Other clergymen before him had criticized the church, struggled with a sense of deep sinfulness, and provoked debate among Catholic theologians. In fact, in sharing his 95 Theses with his colleagues in Wittenberg—as well as sending a copy to the Archbishop of Mainz—Luther was following a longstanding medieval tradition of calling for debate within the university and clerical circles of the church. Within that context, posting his 95 Theses (whether on the church door or circulated among his colleagues) was neither a declaration of war against the church nor a proclamation of the establishment of a new Christian church.
But Luther’s articulation and publicizing of his 95 Theses occurred at a particular historical moment, within a particular context and web of relationships that shaped both his immediate impact and the long-term influence of his ideas and his actions.
To begin with, in the initial years of response to Luther’s 95 theses, there was considerable political turnover and instability in large swaths of Europe. When Luther posted his theses in 1517, Wittenberg was part of the Holy Roman Empire, a loosely organized confederation of states and independent cities that owed loyalty to the emperor. In 1517, the emperor, Maximilian, was increasingly distracted by attempting to ensure—partly through bribery—that his grandson, who had just recently become the King of Spain, would be elected as the next Holy Roman Emperor.
In 1519, Charles became emperor and, at the age of 19, confronted both rebellious nobles in Spain and German princes and city councils aching to assert more independence from the Holy Roman Emperor.
The confluence of this situation of political turmoil and Luther’s skillful leveraging of print technology allowed his ideas to spread faster and further, to more different kinds of people, than any previous critiques of the church.
But his success also depended on the existence of an interested audience.
This audience included participants in a literary and political debate about the role of women in society that had been reinvigorated as renaissance humanism spread from Italy into northern Europe. Luther himself corresponded with women on religious topics, held up marriage as a Christian obligation, and taught the notion that all Christians were spiritual equals in the eyes of God. (But he did not allow for women to become clergy.)
As England was sorting out its own religious direction in the sixteenth century, Queen Elizabeth I became the Supreme Head of the Church of England—a situation unheard of in Europe to that point.

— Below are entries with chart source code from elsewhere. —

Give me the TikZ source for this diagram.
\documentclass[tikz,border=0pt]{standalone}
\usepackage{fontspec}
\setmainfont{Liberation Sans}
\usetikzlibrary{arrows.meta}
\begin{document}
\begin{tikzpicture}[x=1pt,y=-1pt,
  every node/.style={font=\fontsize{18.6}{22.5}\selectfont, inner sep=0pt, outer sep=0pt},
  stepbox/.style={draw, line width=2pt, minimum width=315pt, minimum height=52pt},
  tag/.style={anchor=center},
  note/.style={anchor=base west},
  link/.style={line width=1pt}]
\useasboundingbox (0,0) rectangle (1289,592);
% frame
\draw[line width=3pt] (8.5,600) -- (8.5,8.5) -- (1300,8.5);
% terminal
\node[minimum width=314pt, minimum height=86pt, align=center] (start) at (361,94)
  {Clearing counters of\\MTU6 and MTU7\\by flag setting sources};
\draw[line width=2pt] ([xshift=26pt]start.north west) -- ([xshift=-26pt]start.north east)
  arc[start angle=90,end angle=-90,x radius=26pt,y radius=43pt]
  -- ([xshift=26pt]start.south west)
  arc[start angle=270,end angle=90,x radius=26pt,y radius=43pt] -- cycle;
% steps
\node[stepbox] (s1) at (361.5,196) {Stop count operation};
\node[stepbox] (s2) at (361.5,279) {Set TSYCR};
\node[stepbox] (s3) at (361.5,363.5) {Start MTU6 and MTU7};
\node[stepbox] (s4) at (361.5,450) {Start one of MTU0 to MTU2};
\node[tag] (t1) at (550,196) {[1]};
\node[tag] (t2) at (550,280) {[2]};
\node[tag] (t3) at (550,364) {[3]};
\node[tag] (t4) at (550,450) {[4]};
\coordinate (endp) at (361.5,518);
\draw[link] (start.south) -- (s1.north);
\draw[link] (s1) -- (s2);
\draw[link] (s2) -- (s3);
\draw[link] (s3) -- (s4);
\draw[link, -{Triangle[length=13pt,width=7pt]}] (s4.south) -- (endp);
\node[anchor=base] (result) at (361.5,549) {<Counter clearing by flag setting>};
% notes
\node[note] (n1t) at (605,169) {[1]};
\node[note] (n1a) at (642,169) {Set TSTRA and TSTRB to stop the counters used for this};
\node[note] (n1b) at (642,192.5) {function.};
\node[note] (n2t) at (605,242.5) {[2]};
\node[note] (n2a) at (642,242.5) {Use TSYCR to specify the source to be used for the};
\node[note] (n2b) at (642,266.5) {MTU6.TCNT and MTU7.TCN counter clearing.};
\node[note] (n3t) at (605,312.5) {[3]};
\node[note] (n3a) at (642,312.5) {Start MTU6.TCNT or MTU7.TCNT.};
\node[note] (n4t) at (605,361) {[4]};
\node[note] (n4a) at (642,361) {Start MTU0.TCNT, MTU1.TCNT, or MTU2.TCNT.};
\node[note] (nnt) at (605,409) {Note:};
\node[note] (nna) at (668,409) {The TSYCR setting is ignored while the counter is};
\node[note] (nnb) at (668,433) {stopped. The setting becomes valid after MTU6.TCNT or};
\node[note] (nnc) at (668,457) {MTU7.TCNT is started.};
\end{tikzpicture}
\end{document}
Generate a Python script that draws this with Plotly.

Thus, the Reformation energized a debate—prodded by women such as Katarina Schutte-Zell, Argula von Grumbach, and Marie Dentière—that continues to animate church culture across Christian denominations worldwide and that has implications for wider societal expectations regarding gender roles.

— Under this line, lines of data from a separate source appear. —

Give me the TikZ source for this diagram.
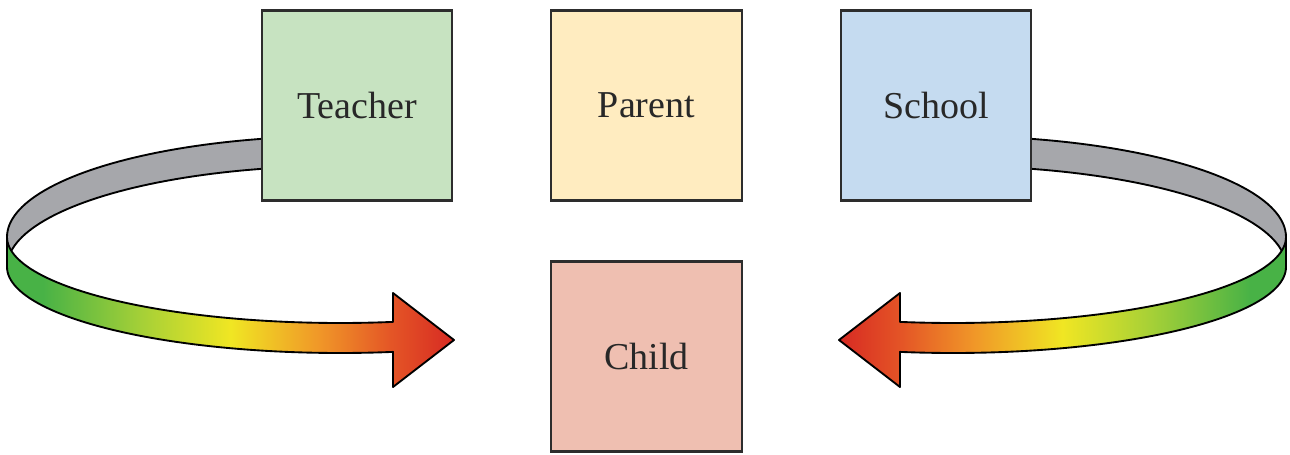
\documentclass[tikz,border=0pt]{standalone}
\usepackage{fontspec}
\setmainfont{Liberation Serif}
\definecolor{boxline}{RGB}{45,45,45}
\definecolor{txt}{RGB}{40,40,40}
\definecolor{ribgrey}{RGB}{166,167,171}
\definecolor{cteacher}{RGB}{199,227,193}
\definecolor{cparent}{RGB}{255,236,192}
\definecolor{cschool}{RGB}{197,219,240}
\definecolor{cchild}{RGB}{239,191,177}
\definecolor{rgreen}{RGB}{72,178,70}
\definecolor{rygreen}{RGB}{165,208,55}
\definecolor{ryellow}{RGB}{240,230,35}
\definecolor{rorange}{RGB}{240,150,40}
\definecolor{rredor}{RGB}{228,85,38}
\definecolor{rred}{RGB}{215,42,35}
\pgfdeclarehorizontalshading{ribbonL}{100bp}{color(0bp)=(rgreen); color(29bp)=(rgreen); color(40bp)=(rygreen); color(50bp)=(ryellow); color(60bp)=(rorange); color(68bp)=(rredor); color(75bp)=(rred); color(100bp)=(rred)}
\pgfdeclarehorizontalshading{ribbonR}{100bp}{color(0bp)=(rred); color(25bp)=(rred); color(32bp)=(rredor); color(40bp)=(rorange); color(50bp)=(ryellow); color(60bp)=(rygreen); color(71bp)=(rgreen); color(100bp)=(rgreen)}
\newcommand\ribbonpaths[1]{%
  \filldraw[ribbonline, fill=ribgrey]
    plot[domain=180:282, samples=60] ({340+333*cos(\x)},{237+101*sin(\x)})
    -- plot[domain=282:180, samples=60] ({340+333*cos(\x)},{267+101*sin(\x)}) -- cycle;
  \shadedraw[ribbonline, shading=#1]
    plot[domain=180:80.84, samples=60] ({340+333*cos(\x)},{237+86*sin(\x)})
    -- (393,293) -- (454,340) -- (393,387)
    -- plot[domain=80.84:180, samples=60] ({340+333*cos(\x)},{267+86*sin(\x)}) -- cycle;
}
\begin{document}
\begin{tikzpicture}[x=0.75pt, y=-0.75pt,
  ribbonline/.style={draw=black, line width=1.4pt, line join=round},
  box/.style={draw=boxline, line width=1.6pt, minimum width=143pt, minimum height=142.5pt,
    inner sep=0pt, text=txt, font=\fontsize{28.5}{34}\selectfont}]
\fill[white] (0,0) rectangle (1290,454);
\useasboundingbox (0,0) rectangle (1290,454);
\ribbonpaths{ribbonL}
\begin{scope}[x=-0.75pt, shift={(-1293,0)}]
\ribbonpaths{ribbonR}
\end{scope}
\node[box, fill=cteacher] (teacher) at (357,105.5) {Teacher};
\node[box, fill=cparent] (parent) at (646.5,105.5) {Parent};
\node[box, fill=cschool] (school) at (936,105.5) {School};
\node[box, fill=cchild] (child) at (646.5,356.5) {Child};
\end{tikzpicture}
\end{document}
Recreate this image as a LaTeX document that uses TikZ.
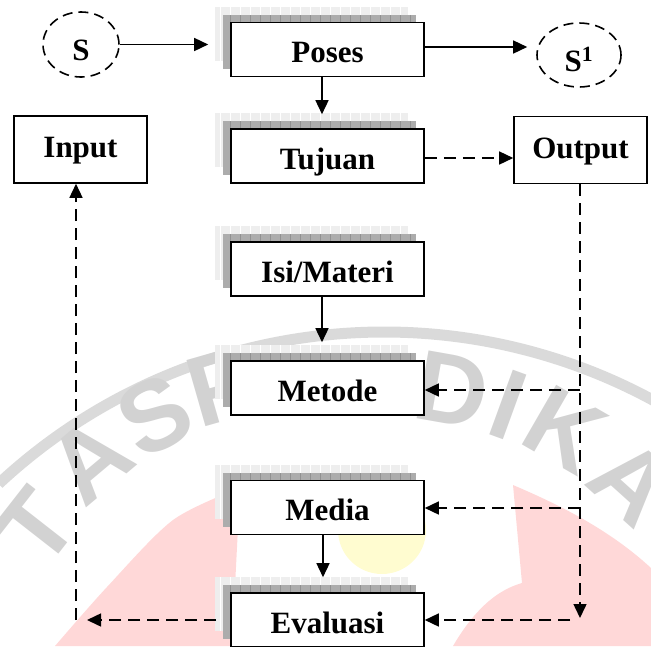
\documentclass[tikz,border=0pt]{standalone}
\usepackage{fontspec}
\setmainfont{Liberation Serif}
\newfontfamily\wmfont{Liberation Sans}
\usetikzlibrary{arrows.meta,shapes.geometric,calc}
\definecolor{wmpink}{RGB}{255,216,216}
\definecolor{wmyellow}{RGB}{255,252,208}
\definecolor{wmband}{RGB}{218,218,218}
\definecolor{wmtext}{RGB}{210,210,210}
\definecolor{shdark}{RGB}{172,172,172}
\definecolor{shdarkline}{RGB}{145,145,145}
\definecolor{shlight}{RGB}{238,238,238}
\newcommand\shadowpair[2]{%
  \begin{scope}
    \clip (#1-112.5,#2-43) rectangle (#1+80.5,#2+11);
    \fill[shlight] (#1-112.5,#2-43) rectangle (#1+80.5,#2+11);
    \draw[white,line width=0.7pt,step=10] (#1-112.5,#2-43) grid (#1+80.5,#2+11);
  \end{scope}
  \begin{scope}
    \clip (#1-104.5,#2-35) rectangle (#1+88.5,#2+19);
    \fill[shdark] (#1-104.5,#2-35) rectangle (#1+88.5,#2+19);
    \draw[shdarkline,line width=0.6pt,step=10] (#1-104.5,#2-35) grid (#1+88.5,#2+19);
  \end{scope}}
\begin{document}
\begin{tikzpicture}[x=1pt,y=-1pt,
  cbox/.style={draw,line width=1.6pt,fill=white,minimum width=193pt,minimum height=54pt,
    inner sep=0pt,font=\bfseries\fontsize{31}{31}\selectfont,text height=26pt,text depth=0pt},
  sbox/.style={draw,line width=1.6pt,fill=white,minimum width=133pt,minimum height=67pt,
    inner sep=0pt,font=\bfseries\fontsize{31}{31}\selectfont,text height=16pt,text depth=0pt},
  ell/.style={ellipse,draw,line width=1.6pt,dash pattern=on 10pt off 6pt,inner sep=0pt,
    font=\bfseries\fontsize{31}{31}\selectfont,text height=32pt,text depth=0pt},
  arr/.style={line width=1.5pt,-{Triangle[length=14pt,width=13pt]}},
  darr/.style={arr,dash pattern=on 12pt off 7pt},
  wml/.style={inner sep=0pt,text=wmtext,font=\wmfont\bfseries\fontsize{100}{100}\selectfont,text depth=0pt}]
\useasboundingbox (0,0) rectangle (651,646);
% ---------- watermark ----------
\fill[wmpink] plot[smooth] coordinates {(55,646) (107,587) (173,520) (240,488)} -- (232,646) -- cycle;
\fill[wmpink] (453,646) .. controls (480,600) and (505,588) .. (522,583) -- (513,485)
  .. controls (560,505) and (610,530) .. (651,568) -- (651,646) -- cycle;
\fill[wmyellow] (382,530) circle[radius=44];
\draw[wmband,line width=11pt] (384,897) ++(227:565) arc[start angle=227,end angle=299,radius=565];
\node[wml,rotate=52] (w1) at (36,527) {T};
\node[wml,rotate=40] (w2) at (90,460) {A};
\node[wml,rotate=28] (w3) at (155,415) {S};
\node[wml,rotate=16] (w4) at (222,386) {P};
\node[wml,rotate=-10] (w5) at (452,390) {D};
\node[wml,rotate=-20] (w6) at (508,405) {I};
\node[wml,rotate=-30] (w7) at (565,430) {K};
\node[wml,rotate=-42] (w8) at (632,482) {A};
% ---------- boxes ----------
\foreach \cy in {49.5,156,269,388,507.5,620} {\shadowpair{327.5}{\cy}}
\node[cbox] (poses) at (327.5,49.5) {Poses};
\node[cbox] (tujuan) at (327.5,156) {Tujuan};
\node[cbox] (isi) at (327.5,269) {Isi/Materi};
\node[cbox] (metode) at (327.5,388) {Metode};
\node[cbox] (media) at (327.5,507.5) {Media};
\node[cbox] (evaluasi) at (327.5,620) {Evaluasi};
\node[sbox] (input) at (80.5,149.5) {Input};
\node[sbox] (output) at (580.5,150) {Output};
\node[ell,minimum width=76pt,minimum height=65pt] (s) at (81,44.5) {S};
\node[ell,minimum width=84pt,minimum height=64pt] (s1) at (579,55) {S\textsuperscript{1}};
% ---------- connectors ----------
\draw[arr] (s.east) -- ($(s.east -| poses.west)+(-22,0)$);
\coordinate (a1) at ($(poses.east)+(0,-2.5)$);
\draw[arr,shorten >=9pt] (a1) -- (a1 -| s1.west);
\coordinate (a2) at ($(poses.south)+(-5.5,0)$);
\draw[arr,shorten >=14pt] (a2) -- (a2 |- tujuan.north);
\coordinate (a3) at ($(tujuan.east)+(0,2)$);
\draw[darr] (a3) -- (a3 -| output.west);
\coordinate (a4) at ($(isi.south)+(-5.5,0)$);
\draw[arr,shorten >=18pt] (a4) -- (a4 |- metode.north);
\coordinate (a5) at ($(media.south)+(-4.5,0)$);
\draw[arr,shorten >=15pt] (a5) -- (a5 |- evaluasi.north);
\coordinate (a6) at ($(output.south)+(-0.5,0)$);
\draw[darr] (a6) -- ($(a6 |- evaluasi.east)+(0,-2)$);
\coordinate (a7) at ($(metode.east)+(0,2)$);
\draw[darr] (a7 -| a6) -- (a7);
\coordinate (a8) at ($(media.east)+(0,0.5)$);
\draw[darr] (a8 -| a6) -- (a8);
\draw[darr] ($(evaluasi.east -| a6)+(-10,0)$) -- (evaluasi.east);
\coordinate (a9) at ($(input.south |- evaluasi.west)+(-4.5,0)$);
\draw[darr] ($(evaluasi.west)+(-14,0)$) -- ($(a9)+(11,0)$);
\draw[darr] (a9) -- (a9 |- input.south);
\end{tikzpicture}
\end{document}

Consider also the global nature of the Protestant Reformation.
In his 95 Theses, Luther made no explicit mention of the world beyond Europe, and no claim to be speaking for non-Europeans. But when he shared these ideas in Wittenberg, the early phase of globalization had already begun. In 1517, Spanish people and military power had already been in the newly-christened “Americas” for 25 years. Vasco da Gama and his crew had reached south Asia nearly two decades earlier. Within two years, Ferdinand Magellan would begin the voyage that would first circumnavigate the globe, and Hernán Cortes would begin the invasion that would result in the Spanish conquest of the Aztec Empire.
By the 1530s, it was clear that the centuries of a unified Christian institution in Europe had ended. As Europeans developed national rivalries to dominate trade, establish colonies, and even control the Atlantic slave trade, they were now working within the framework of competing visions of Christianity, traveling with missionaries seeking to convert local people to a particular form of Christianity. They were even arguing that their form of Christianity would make them better trading partners, as when Sir Walter Raleigh assured local people in sixteenth-century South America that the Protestant English were far better, more moral people than the Catholic Spaniards.

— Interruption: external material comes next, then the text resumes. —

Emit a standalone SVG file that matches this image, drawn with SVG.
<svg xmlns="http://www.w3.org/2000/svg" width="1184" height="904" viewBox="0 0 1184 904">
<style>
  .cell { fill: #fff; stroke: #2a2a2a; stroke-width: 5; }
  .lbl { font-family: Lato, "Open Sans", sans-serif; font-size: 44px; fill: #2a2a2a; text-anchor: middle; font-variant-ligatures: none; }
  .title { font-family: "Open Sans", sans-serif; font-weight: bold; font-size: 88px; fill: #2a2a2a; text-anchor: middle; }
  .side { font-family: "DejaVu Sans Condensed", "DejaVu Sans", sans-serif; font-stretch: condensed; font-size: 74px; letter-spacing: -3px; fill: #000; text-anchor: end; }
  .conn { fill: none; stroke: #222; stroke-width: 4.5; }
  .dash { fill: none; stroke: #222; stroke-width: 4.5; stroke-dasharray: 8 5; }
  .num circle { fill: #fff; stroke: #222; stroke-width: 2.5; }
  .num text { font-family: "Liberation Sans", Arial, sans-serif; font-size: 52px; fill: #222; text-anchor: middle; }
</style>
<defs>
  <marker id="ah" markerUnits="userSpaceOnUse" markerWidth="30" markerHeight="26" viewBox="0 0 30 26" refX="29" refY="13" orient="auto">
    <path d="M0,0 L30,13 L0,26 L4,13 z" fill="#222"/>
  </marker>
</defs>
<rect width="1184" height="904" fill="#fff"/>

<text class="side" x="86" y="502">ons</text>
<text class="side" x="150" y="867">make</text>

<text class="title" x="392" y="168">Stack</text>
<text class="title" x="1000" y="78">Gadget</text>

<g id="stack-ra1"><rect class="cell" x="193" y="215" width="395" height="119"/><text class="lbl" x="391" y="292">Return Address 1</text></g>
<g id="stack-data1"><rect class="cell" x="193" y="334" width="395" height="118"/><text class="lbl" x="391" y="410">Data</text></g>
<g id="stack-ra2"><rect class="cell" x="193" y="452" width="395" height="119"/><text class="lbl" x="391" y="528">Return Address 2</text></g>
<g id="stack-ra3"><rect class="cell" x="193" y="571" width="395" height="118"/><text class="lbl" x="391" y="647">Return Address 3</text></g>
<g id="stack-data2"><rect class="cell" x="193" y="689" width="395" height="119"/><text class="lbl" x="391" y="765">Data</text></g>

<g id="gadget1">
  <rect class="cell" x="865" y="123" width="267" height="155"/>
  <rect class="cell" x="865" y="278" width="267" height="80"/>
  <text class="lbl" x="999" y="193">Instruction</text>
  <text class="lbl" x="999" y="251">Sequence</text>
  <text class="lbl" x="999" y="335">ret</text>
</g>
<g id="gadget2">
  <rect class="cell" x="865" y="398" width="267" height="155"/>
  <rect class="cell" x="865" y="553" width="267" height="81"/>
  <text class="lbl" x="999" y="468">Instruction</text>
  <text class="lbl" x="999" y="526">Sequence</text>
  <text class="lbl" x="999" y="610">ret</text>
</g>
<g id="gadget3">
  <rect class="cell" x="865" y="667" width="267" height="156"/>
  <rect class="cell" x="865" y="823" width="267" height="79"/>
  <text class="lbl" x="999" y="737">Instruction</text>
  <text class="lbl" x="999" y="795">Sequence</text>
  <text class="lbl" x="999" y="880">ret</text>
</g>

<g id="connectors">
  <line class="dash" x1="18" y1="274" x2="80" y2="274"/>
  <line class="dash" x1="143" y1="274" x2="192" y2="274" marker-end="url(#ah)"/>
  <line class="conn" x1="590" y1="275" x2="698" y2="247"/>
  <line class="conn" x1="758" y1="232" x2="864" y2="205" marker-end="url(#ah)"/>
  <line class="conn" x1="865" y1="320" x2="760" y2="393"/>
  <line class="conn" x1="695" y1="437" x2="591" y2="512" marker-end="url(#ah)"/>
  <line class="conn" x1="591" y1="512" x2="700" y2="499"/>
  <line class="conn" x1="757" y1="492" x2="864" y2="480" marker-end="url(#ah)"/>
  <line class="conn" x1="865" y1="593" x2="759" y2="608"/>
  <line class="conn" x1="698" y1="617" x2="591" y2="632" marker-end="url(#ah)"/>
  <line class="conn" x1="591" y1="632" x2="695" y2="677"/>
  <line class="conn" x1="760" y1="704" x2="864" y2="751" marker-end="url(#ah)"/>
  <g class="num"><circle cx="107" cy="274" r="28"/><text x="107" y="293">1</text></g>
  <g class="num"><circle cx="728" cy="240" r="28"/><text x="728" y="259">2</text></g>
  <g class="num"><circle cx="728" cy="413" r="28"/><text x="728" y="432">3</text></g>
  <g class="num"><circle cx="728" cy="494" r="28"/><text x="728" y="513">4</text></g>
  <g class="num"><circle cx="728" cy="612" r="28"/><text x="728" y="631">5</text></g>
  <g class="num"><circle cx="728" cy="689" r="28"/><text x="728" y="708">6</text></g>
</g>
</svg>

These Christian divisions shaped arguments supporting slavery and also, crucially, arguments to end slavery. In England, Quakers and Methodists—17th- and 18th-century outgrowths of the Protestant Reformation—were among the leaders of the abolitionist movement to end the slave trade and the institution of slavery,
Furthermore, the nature of modern arguments regarding the relationship between church and state developed in reaction to results of the Protestant Reformation. Later 16th- and 17th-century European governments faced, for the first time since the Roman Empire, the existence of competing groups that all defined themselves as Christian.
As the Thirty Years War (1618-1648) demonstrated clearly, tying political ambitions and authority to the dominance of a single Christian church was no longer a workable option. Governments seeking stability rather than endless civil war had to find a way to institutionalize some level of religious co-existence. The fact that they have not yet found a permanent solution does not change the significance of the Reformation in stoking the discussions, debates, and efforts to solve problems of religious heterogeneity and tolerance.
None of these long-term influences of the Protestant Reformation can be identified in Luther’s 95 Theses. In fact, he reacted strongly against any suggestion that his teachings led to demands for earthly social equality, such as the Peasants’ War of 1525, or that a faithful Christian society would be one that tolerated a variety of religious viewpoints, Christian or otherwise.
But despite Luther’s brilliance, charisma, and ability to make the printing press work for him, he himself is not the complete story of the Reformation, the impact of which has been shaped by many historical forces and has stretched far beyond what Luther could have imagined.